The people the CIA tortured didn’t need a Senate report to confirm their abuse.

The decision to adopt torture as official policy represents a catastrophic intelligence failure on every level. Tactically, it produced unreliable information, handed terrorists a recruiting tool , put Americans in captivity at greater risk, fueled anti-American sentiment around the world, and undermined international cooperation on counterterrorism issues. Strategically, it undermined domestic law and international covenants prohibiting torture, damaged relationships with our allies, and destroyed our moral authority on human rights issues. Tyrants and dictators around the world will no doubt use the Bush legal memos to justify their own torture programs against political dissidents and human rights activists.

The moral, legal and political ramifications for those who tortured and those who approved torture will continue. While U.S. courts remain closed to victims of U.S. torture and abuse, foreign courts are stepping into the breach, prosecuting CIA agents and compensating torture victims. As our allies are being held responsible for their assistance to CIA activities, our continuing failure to do the same becomes more intolerable.

And of course, the harm done to Americans’ security continues to be felt as our troops brace for more violence.

But as Jaffer suggests, these difficulties were “not just foreseeable but foreseen.” Refusing to hold accountable the officials who ignored sound advice from knowledgeable insiders only increases the injury and the resulting public anger. After all, we’ve seen anti-U.S. violence around the world over for more than a decade. It is cynical for intelligence officials to suggest that the release of a report about CIA torture might now inflame such hostilities when the torture itself has long been a major part of the problem.

The people the CIA tortured didn’t need a Senate report to confirm their abuse, and they have not been nearly as derelict in talking about it as the CIA’s congressional overseers. The facts of torture, even the excruciating details, have long been disclosed. The U.S. government is the only entity that pretends the evidence of torture remains a state secret . As the ACLU argued , while trying to obtain justice for victims of CIA rendition, detention and interrogation practices, the only place torture still cannot be discussed is a U.S. courtroom.

It is long past time to lift the official veil of secrecy over U.S. torture programs that only succeeds in preventing accountability. Congress has the power and the responsibility to release its full 6,000-page investigation of the CIA rendition, detention, and interrogation program.

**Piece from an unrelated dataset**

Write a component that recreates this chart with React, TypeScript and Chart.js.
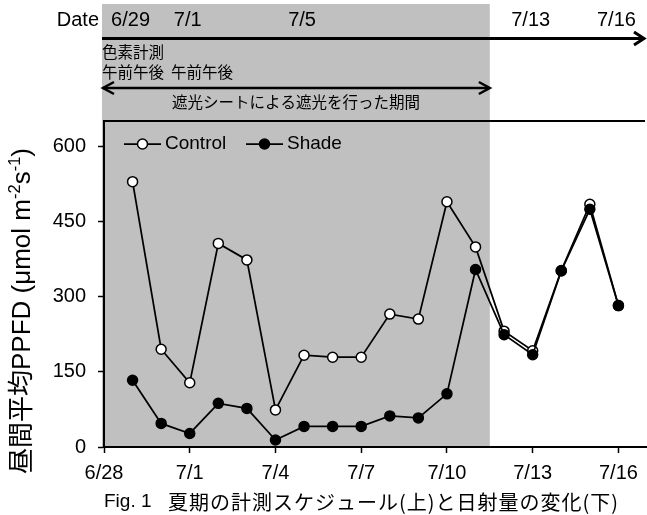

This release should include the CIA’s internal examination of the torture program, known as the “Panetta Review,” which Sen. Mark Udall says contradicts the CIA’s published rebuttal to the Senate report. Through accountability, we can insure that torture never becomes official U.S. policy again.

As we enter a new phase of conflict in the Middle East based largely on intelligence assessments of potential threats to U.S. security, we must ensure that intelligence agencies are weighing the long-term effects of their actions. Employing counterterrorism measures that increase anti-American violence just isn’t intelligent.